What if it’s real? What if a parallel universe does exist? Would we, for a second, think of peeking through the crack?
And if we do, would we find a familiar place? Familiar names of familiar faces? What if we find us watching ourselves? What if it’s real? Like a replica but not really as much.
I’m suddenly fond of imagining what could be happening in the parallel universe. Thanks to FRINGE, an American TV series to which I’m paying indulgence to for what amazement it offers me – Science and its ifs.
Science, the unplanned marriage of knowledge and stupidity; where sensibility realizes while stupidity discovers; the home of the sensible and the stupid; my favorite subject. And I’m hoping it doesn’t serve to describe me now.
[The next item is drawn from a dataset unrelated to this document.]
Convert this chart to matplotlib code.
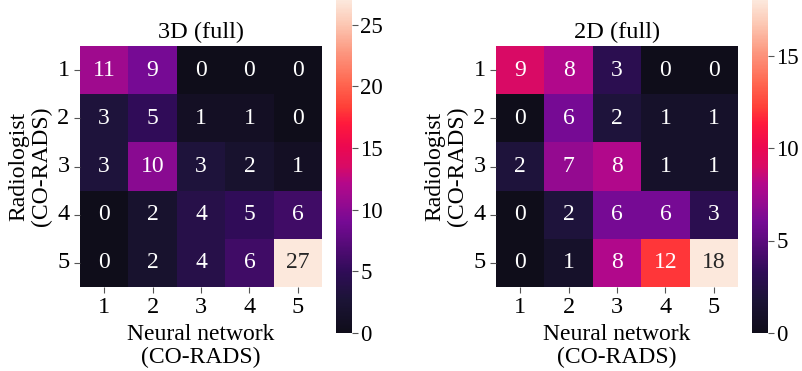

Suppose the parallel universe is real, it would thrill me to make a crack, a way to it, just as the possibility of it triggered the ecstatic state of my mind. It’s strange and crazy but it makes sense, doesn’t it? Well, for me and for Dr. Walter Bishop (the great scientist in FRINGE; asset of the FBI, disclosing the workings of Fringe Science responsible for every murder case passed to the FBI) at least.
Suppose I made a crack that leads to the parallel universe, I would love to see the other me, watch her, and know her. See her in a different hairdo, maybe a different hair color too. Watch her do things her way. Know her and how she differs from me.
Suppose I could wish for her fate in her universe, I would wish for an entirely new story. Why? So she wouldn’t bore me to death watching the same story, which I live. Why? So I wouldn’t have to predict what would happen to her, but rather indulge into the excitement of “What’s next?” So I wouldn’t have to realize the same mistakes and learn the same lessons again and again. Why? So there would be one of us to save our name. Just in case it wouldn’t be me.
As for Science itself, I wish the parallel universe does exist. For the sake of imagining the unimaginable, of discovering the undiscovered. Albeit, for now, it’s one of the greatest impossibilities ever imagined, ever wished for. But for this parallel universe and all other impossibilities, I take Dr. Bishop’s line:
“When you see the impossible, sometimes, you find the truth.”